Indexes are the multiplication of dword_489008 and the first argument value. That means index calculations are deterministic and rely only on unknown_libname_47’s last calls.
Extracting the key
Using a debugger is a pretty straightforward way to export the symmetric-key. A breakpoint on the right function (encryption or decryption) and a copy/paste of the buffer at eax is enough. I found it boring and wanted to “automate” the process with Frida. A simple script for a simple problem:
var decryptor = resolveAddress("0x4852E0");
console.log("Intercepting function at address " + decryptor);
Interceptor.attach(decryptor, {
onEnter: function (args) {
var offset = ptr("0x360");
var arg = ptr(this.context["eax"]).add(offset);
console.log(hexdump(arg, { offset: 0, length: 256, header: true, ansi: true}));
},
});
(Full script available here).
Note: FASTCALL prevents me from using args directly.
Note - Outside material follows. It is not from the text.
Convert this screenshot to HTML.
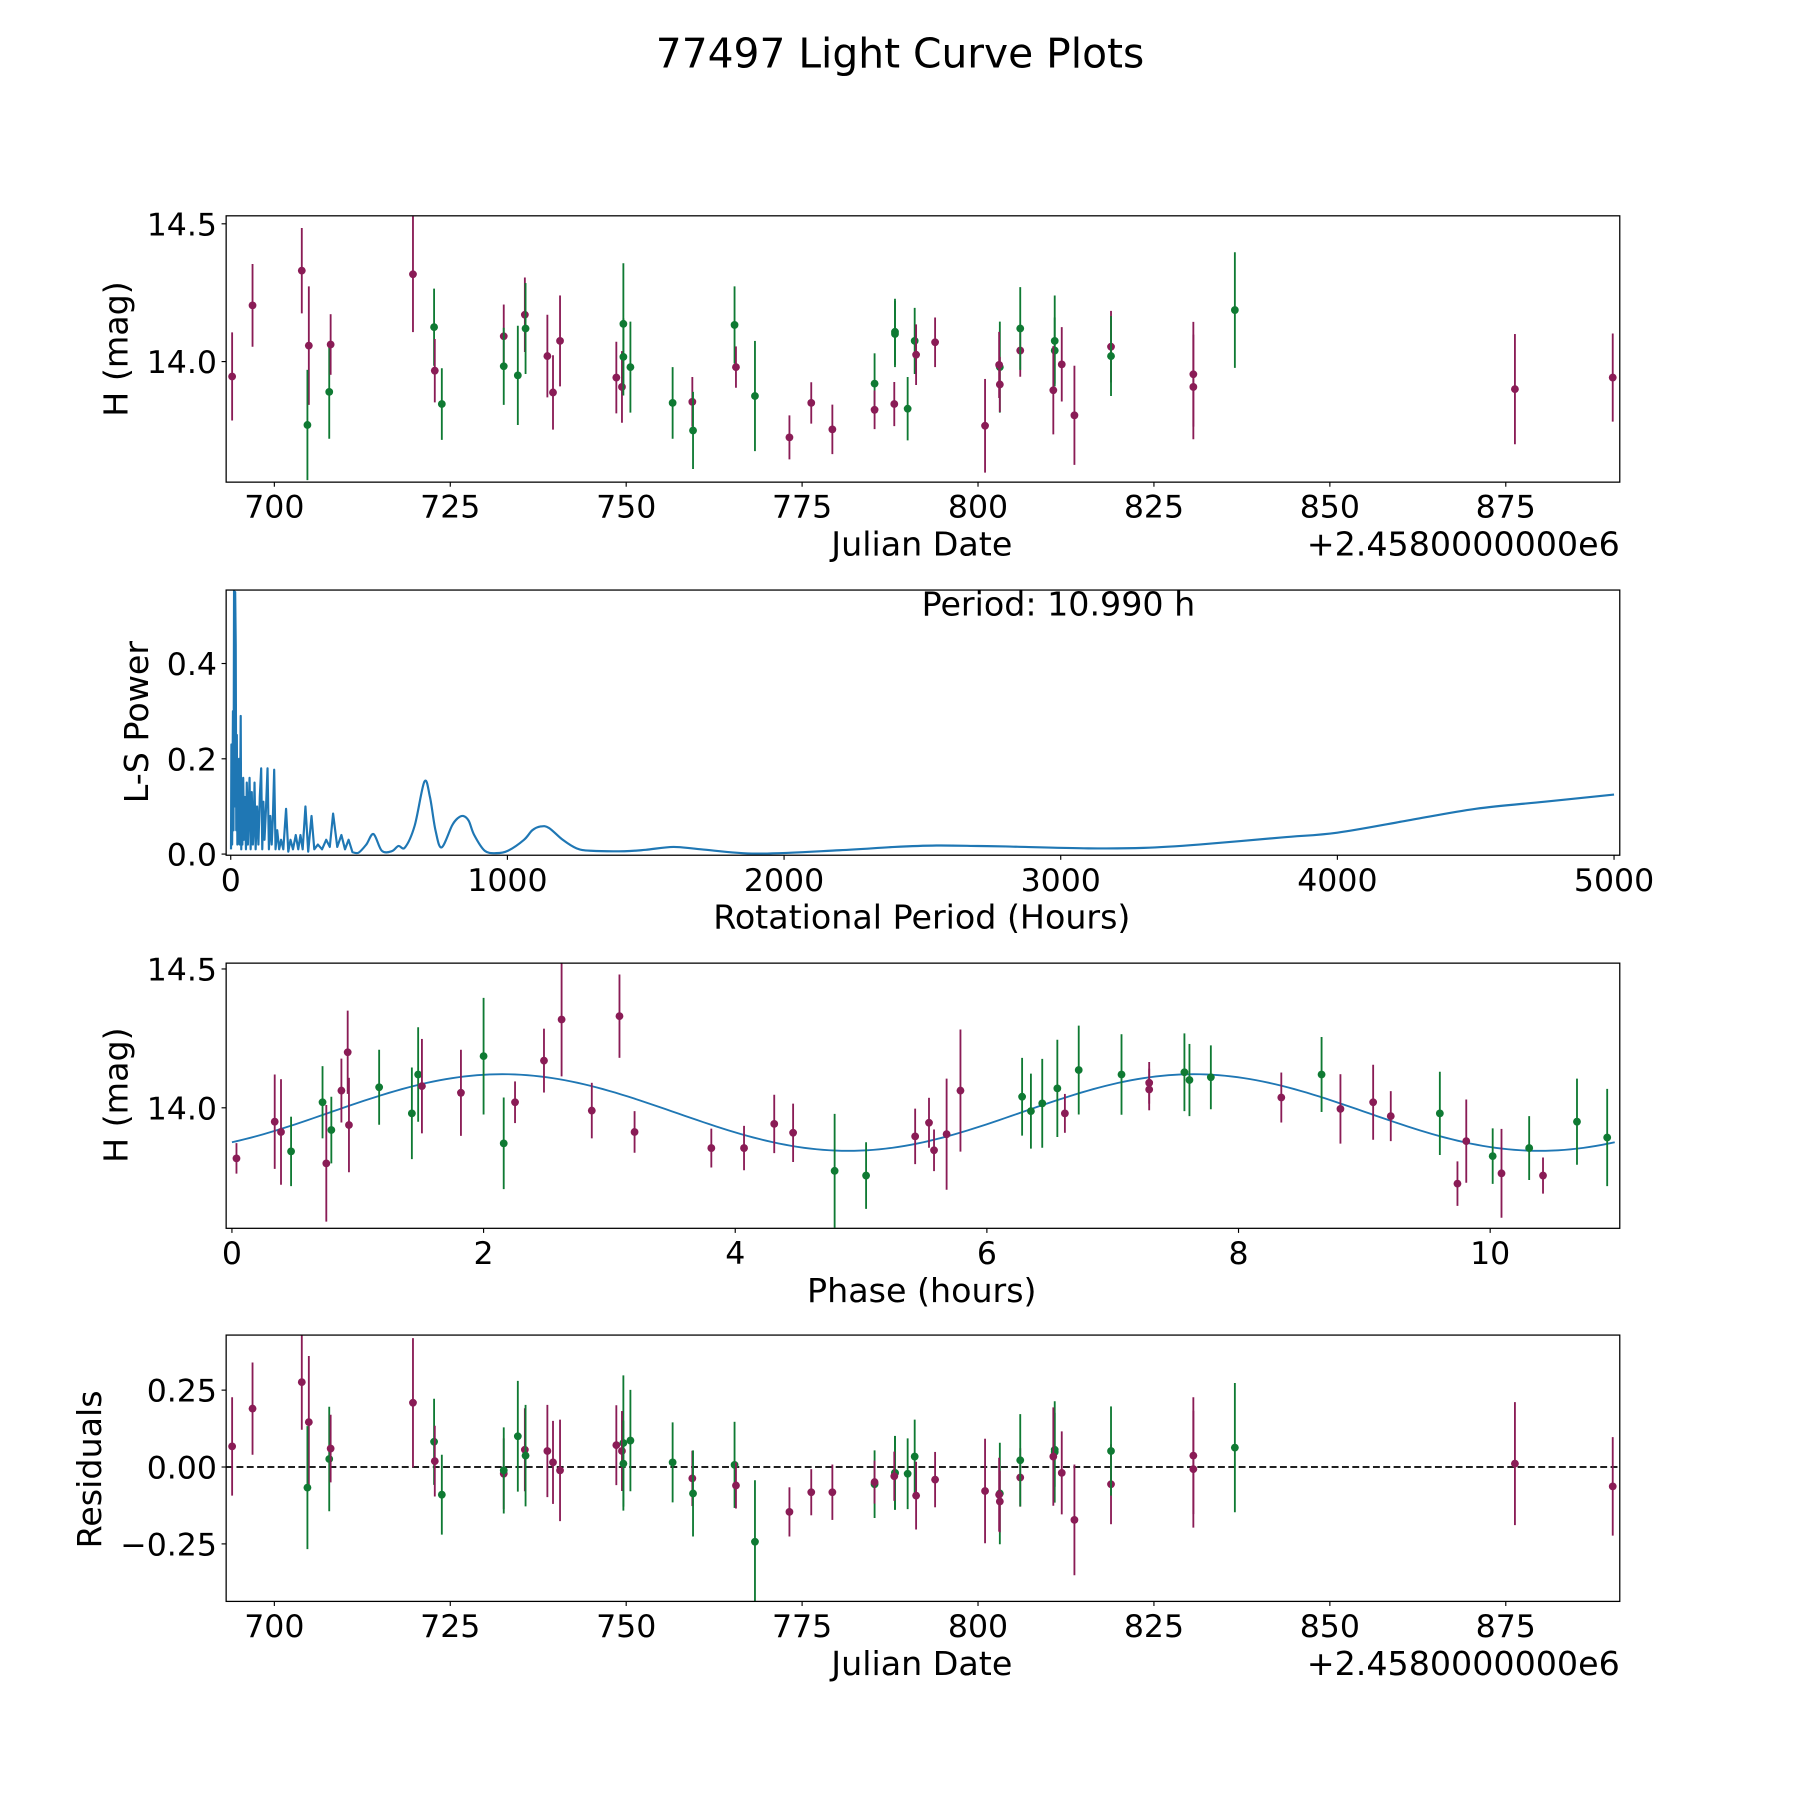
<!DOCTYPE html>
<html><head><meta charset="utf-8"><style>
html,body{margin:0;padding:0;background:#fff}
svg{display:block}
text{font-family:"DejaVu Sans","Liberation Sans",sans-serif;fill:#000}
</style></head><body>
<svg id="fig" width="1800" height="1800" viewBox="0 0 1568 1568" xmlns="http://www.w3.org/2000/svg">
<rect width="1568" height="1568" fill="#fff"/>
<text x="784" y="59" font-size="35.5" text-anchor="middle">77497 Light Curve Plots</text>
</svg>
<script>
// ---------- Data: raw light curve ----------
const dates = [694.0,696.9,703.9,704.9,704.7,707.8,708.0,719.7,722.7,722.8,723.8,732.6,732.6,734.6,735.6,735.7,738.8,739.6,740.6,748.6,749.6,749.4,749.6,750.6,756.6,759.4,759.5,765.4,765.6,768.3,773.2,776.3,779.3,785.3,785.3,788.2,788.2,788.1,790.0,791.0,791.2,793.9,801.0,803.1,803.0,803.1,806.0,806.0,810.9,810.9,810.7,811.9,813.7,818.9,818.9,830.6,830.6,836.5,876.3,890.2];
const mags = [13.946,14.204,14.33,14.058,13.77,13.89,14.062,14.317,14.125,13.967,13.846,14.092,13.983,13.95,14.17,14.12,14.02,13.888,14.075,13.942,14.137,13.908,14.017,13.98,13.85,13.854,13.75,14.133,13.98,13.875,13.725,13.85,13.754,13.92,13.825,14.108,14.1,13.846,13.829,14.075,14.025,14.07,13.767,13.98,13.988,13.917,14.04,14.12,14.075,14.04,13.896,13.99,13.805,14.054,14.02,13.954,13.908,14.187,13.9,13.942];
const magErrs = [0.16,0.15,0.155,0.215,0.2,0.17,0.11,0.21,0.14,0.115,0.13,0.115,0.14,0.18,0.135,0.165,0.15,0.135,0.165,0.13,0.22,0.13,0.14,0.165,0.13,0.09,0.14,0.14,0.075,0.2,0.08,0.075,0.09,0.11,0.07,0.12,0.12,0.08,0.115,0.12,0.11,0.09,0.17,0.165,0.12,0.1,0.095,0.15,0.165,0.12,0.16,0.135,0.18,0.13,0.145,0.19,0.19,0.21,0.2,0.16];
const filters = ['p','p','p','p','g','g','p','p','g','p','g','p','g','g','p','g','p','p','p','p','g','p','g','g','g','p','g','g','p','g','p','p','p','g','p','g','g','p','g','g','p','p','p','g','p','p','p','g','g','g','p','p','p','p','g','p','p','g','p','p'];
const residuals = [0.067,0.19,0.276,0.146,-0.067,0.026,0.06,0.209,0.082,0.019,-0.09,-0.022,-0.011,0.1,0.056,0.037,0.052,0.015,-0.011,0.071,0.078,0.052,0.011,0.086,0.015,-0.037,-0.086,0.007,-0.06,-0.243,-0.146,-0.082,-0.082,-0.056,-0.049,-0.019,-0.019,-0.03,-0.022,0.034,-0.093,-0.041,-0.078,-0.086,-0.09,-0.112,-0.034,0.022,0.049,0.056,0.034,-0.019,-0.172,-0.056,0.052,0.037,-0.007,0.063,0.011,-0.063];
// ---------- Data: phased ----------
const phases = [0.036,0.34,0.39,0.47,0.72,0.75,0.79,0.87,0.92,0.93,1.17,1.43,1.48,1.51,1.82,2.0,2.16,2.25,2.48,2.62,2.86,3.08,3.2,3.81,4.07,4.31,4.46,4.79,5.04,5.43,5.54,5.58,5.68,5.79,6.28,6.35,6.44,6.56,6.62,6.73,7.07,7.29,7.29,7.57,7.61,7.78,8.34,8.66,8.81,9.07,9.21,9.6,9.74,9.81,10.02,10.09,10.31,10.42,10.69,10.93];
const phaseMags = [13.818,13.95,13.913,13.843,14.02,13.80,13.92,14.062,14.2,13.938,14.074,13.98,14.12,14.078,14.054,14.186,13.872,14.02,14.17,14.318,13.99,14.33,13.913,13.855,13.855,13.942,13.91,13.773,13.756,13.897,13.946,13.847,13.905,14.062,14.04,13.988,14.016,14.07,13.98,14.136,14.12,14.09,14.066,14.128,14.1,14.11,14.037,14.12,13.996,14.02,13.97,13.98,13.727,13.88,13.826,13.764,13.855,13.756,13.95,13.893];
const phaseErrs = [0.055,0.17,0.19,0.125,0.13,0.21,0.12,0.115,0.15,0.17,0.135,0.165,0.17,0.17,0.155,0.21,0.165,0.075,0.115,0.205,0.1,0.15,0.075,0.07,0.08,0.105,0.105,0.205,0.12,0.1,0.09,0.075,0.2,0.22,0.14,0.135,0.16,0.175,0.07,0.16,0.145,0.075,0.075,0.14,0.13,0.115,0.09,0.135,0.125,0.135,0.09,0.15,0.08,0.15,0.1,0.16,0.115,0.065,0.155,0.175];
const phaseFilters = ['p','p','p','g','g','p','g','p','p','p','g','g','g','p','p','g','g','p','p','p','p','p','p','p','p','p','p','g','g','p','p','p','p','p','g','g','g','g','p','g','g','p','p','g','g','g','p','g','p','p','p','g','p','p','g','p','g','p','g','g'];
// fit model parameters: [mean, amplitude, peak phase, sub-period]
const fitParams = [13.983, 0.138, 2.15, 5.495];
// ---------- Data: periodogram, spiky short-period region ----------
const spikePeriods = [
 1,2.4,5,8,10,12,14,16,18,20,
 22,24,26,28,30,32,34,36,38,40,
 42,45,48,51,55,58,62,65,68,72,
 76,80,83,86,90,95,100,105,110,114,
 118,122,127,133,138,143,148,152,157,162,
 168,175,182,190,200,208,216,225,235,244,
 252,260,270,280,292,302,315,330,345,358,
 370,385,400,413,426,440];
const spikePower = [
 0.01,0.23,0.02,0.3,0.05,0.56,0.1,0.55,0.44,0.05,
 0.25,0.02,0.18,0.03,0.2,0.02,0.12,0.29,0.01,0.15,
 0.02,0.16,0.03,0.12,0.01,0.15,0.02,0.1,0.16,0.01,
 0.13,0.02,0.06,0.15,0.01,0.1,0.02,0.12,0.18,0.01,
 0.11,0.03,0.09,0.18,0.01,0.08,0.02,0.07,0.177,0.01,
 0.05,0.01,0.03,0.01,0.095,0.005,0.03,0.01,0.04,0.01,
 0.04,0.01,0.1,0.005,0.08,0.01,0.02,0.01,0.03,0.015,
 0.085,0.015,0.04,0.01,0.03,0.004];
// ---------- Data: periodogram, smooth long-period region ----------
const smoothPeriods = [
 440,462,490,516,546,582,606,630,665,700,
 720,740,762,800,820,840,860,880,918,960,
 1002,1060,1090,1120,1150,1200,1250,1302,1423,1500,
 1600,1700,1900,2200,2400,2550,2700,2800,3100,3300,
 3500,3800,4000,4250,4500,4750,5000];
const smoothPower = [
 0.004,0.003,0.02,0.042,0.007,0.006,0.017,0.014,0.06,0.152,
 0.12,0.05,0.014,0.06,0.075,0.08,0.07,0.04,0.007,0.002,
 0.007,0.03,0.05,0.058,0.055,0.03,0.012,0.007,0.006,0.009,
 0.015,0.01,0.001,0.008,0.015,0.018,0.017,0.016,0.012,0.013,
 0.02,0.035,0.045,0.07,0.095,0.11,0.125];
</script>
<script>
const NS='http://www.w3.org/2000/svg';
const svg=document.getElementById('fig');
const COL={p:'#8a1c56',g:'#0f7a33'};
const TF=27.5, LF=29;
function el(tag,attrs,parent){const e=document.createElementNS(NS,tag);for(const k in attrs)e.setAttribute(k,attrs[k]);(parent||svg).appendChild(e);return e;}
function lin(d0,d1,r0,r1){return v=>r0+(v-d0)*(r1-r0)/(d1-d0);}

function panel(name,L,T,R,B,xd,yd){
  const g=el('g',{});
  
  
  const cp=el('clipPath',{id:'clip-'+name},g);
  el('rect',{x:L,y:T,width:R-L,height:B-T},cp);
  const plot=el('g',{'clip-path':'url(#clip-'+name+')'},g);
  return {g,plot,L,T,R,B,x:lin(xd[0],xd[1],L,R),y:lin(yd[0],yd[1],B,T)};
}
function frame(p){
  const f=el('rect',{x:p.L,y:p.T,width:p.R-p.L,height:p.B-p.T,fill:'none',stroke:'#000','stroke-width':1.1},p.g);
  
  
}
function xticks(p,vals,labels,ly){
  vals.forEach((v,i)=>{const X=p.x(v);
    el('line',{x1:X,x2:X,y1:p.B,y2:p.B+4,stroke:'#000','stroke-width':1},p.g);
    const t=el('text',{x:X,y:ly,'font-size':TF,'text-anchor':'middle'},p.g);
    
    
    t.textContent=labels[i];});
}
function yticks(p,vals,labels){
  vals.forEach((v,i)=>{const Y=p.y(v);
    el('line',{x1:p.L-4,x2:p.L,y1:Y,y2:Y,stroke:'#000','stroke-width':1},p.g);
    const t=el('text',{x:p.L-8,y:Y+10,'font-size':TF,'text-anchor':'end'},p.g);
    
    
    t.textContent=labels[i];});
}
function label(p,txt,x,y,rot,name){
  const t=el('text',{x:x,y:y,'font-size':LF,'text-anchor':'middle'},p.g);
  if(rot)t.setAttribute('transform','rotate(-90 '+x+' '+y+')');
  
  
  t.textContent=txt;
}
function errpoints(p,xs,ys,es,fs,name){
  xs.forEach((xv,i)=>{const X=p.x(xv),Y=p.y(ys[i]),c=COL[fs[i]];
    const gg=el('g',{},p.plot);
    
    
    el('line',{x1:X,x2:X,y1:p.y(ys[i]-es[i]),y2:p.y(ys[i]+es[i]),stroke:c,'stroke-width':1.6},gg);
    el('circle',{cx:X,cy:Y,r:3.4,fill:c},gg);});
}

// Panel 1
const p1=panel('raw-light-curve',197,188,1411,420,[693.15,891.2],[13.5625,14.529]);
errpoints(p1,dates,mags,magErrs,filters,'observation-point');
frame(p1);
xticks(p1,[700,725,750,775,800,825,850,875],['700','725','750','775','800','825','850','875'],451);
yticks(p1,[14.0,14.5],['14.0','14.5']);
label(p1,'Julian Date',803,484,false,'x-axis-title');
const o1=el('text',{x:1411,y:484,'font-size':LF,'text-anchor':'end'},p1.g);


o1.textContent='+2.4580000000e6';
label(p1,'H (mag)',111,304,true,'y-axis-title');

// Panel 2
const p2=panel('periodogram',197,514,1411,745,[-16.6,5020.7],[-0.0024,0.5542]);
let d='';
spikePeriods.forEach((v,i)=>{d+=(i?'L':'M')+p2.x(v).toFixed(2)+' '+p2.y(spikePower[i]).toFixed(2);});
const sp=smoothPeriods.map((v,i)=>[p2.x(v),p2.y(smoothPower[i])]);
for(let i=0;i<sp.length-1;i++){
  const a=sp[Math.max(i-1,0)],b=sp[i],c=sp[i+1],e=sp[Math.min(i+2,sp.length-1)];
  const c1=[b[0]+(c[0]-a[0])/6,b[1]+(c[1]-a[1])/6],c2=[c[0]-(e[0]-b[0])/6,c[1]-(e[1]-b[1])/6];
  if(i===0)d+='L'+b[0].toFixed(2)+' '+b[1].toFixed(2);
  d+='C'+c1[0].toFixed(2)+' '+c1[1].toFixed(2)+' '+c2[0].toFixed(2)+' '+c2[1].toFixed(2)+' '+c[0].toFixed(2)+' '+c[1].toFixed(2);
}
const ln=el('path',{d:d,fill:'none',stroke:'#1f77b4','stroke-width':1.9,'stroke-linejoin':'round'},p2.plot);


frame(p2);
xticks(p2,[0,1000,2000,3000,4000,5000],['0','1000','2000','3000','4000','5000'],776);
yticks(p2,[0,0.2,0.4],['0.0','0.2','0.4']);
label(p2,'Rotational Period (Hours)',803,809,false,'x-axis-title');
label(p2,'L-S Power',129,629,true,'y-axis-title');
label(p2,'Period: 10.990 h',922,536,false,'period-annotation');

// Panel 3
const p3=panel('phased-light-curve',197,839,1411,1070,[-0.046,11.03],[13.566,14.521]);
let fd='';for(let i=0;i<=220;i++){const ph=i*10.99/220;const m=fitParams[0]+fitParams[1]*Math.cos(2*Math.PI*(ph-fitParams[2])/fitParams[3]);fd+=(i?'L':'M')+p3.x(ph).toFixed(2)+' '+p3.y(m).toFixed(2);}
const fl=el('path',{d:fd,fill:'none',stroke:'#1f77b4','stroke-width':1.6},p3.plot);


errpoints(p3,phases,phaseMags,phaseErrs,phaseFilters,'phased-point');
frame(p3);
xticks(p3,[0,2,4,6,8,10],['0','2','4','6','8','10'],1101);
yticks(p3,[14.0,14.5],['14.0','14.5']);
label(p3,'Phase (hours)',803,1134,false,'x-axis-title');
label(p3,'H (mag)',111,954,true,'y-axis-title');

// Panel 4
const p4=panel('residuals',197,1163,1411,1395,[693.15,891.2],[-0.437,0.429]);
const zl=el('line',{x1:p4.L,x2:p4.R,y1:p4.y(0),y2:p4.y(0),stroke:'#000','stroke-width':1.6,'stroke-dasharray':'6 3'},p4.plot);


errpoints(p4,dates,residuals,magErrs,filters,'residual-point');
frame(p4);
xticks(p4,[700,725,750,775,800,825,850,875],['700','725','750','775','800','825','850','875'],1426);
yticks(p4,[0.25,0,-0.25],['0.25','0.00','\u22120.25']);
label(p4,'Julian Date',803,1459,false,'x-axis-title');
const o4=el('text',{x:1411,y:1459,'font-size':LF,'text-anchor':'end'},p4.g);


o4.textContent='+2.4580000000e6';
label(p4,'Residuals',88,1280,true,'y-axis-title');
</script>
</body></html>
I believe Frida works with stdcall by default and the calling convention cannot be changed from the JS API.
In the end
For the encryption and decryption functions, it would have probably been easier to use emulators like Unicorn or miasm. I took the time to understand how the functions were implemented and decided to reimplement them in Python. First because of course it was a lot of fun. But I also think it will help me to have a standalone code I can manipulate. From this, I can start analysing the network protocol writing a MITM tool, or even try to replace a game server or game client. Next step: understanding the network protocol.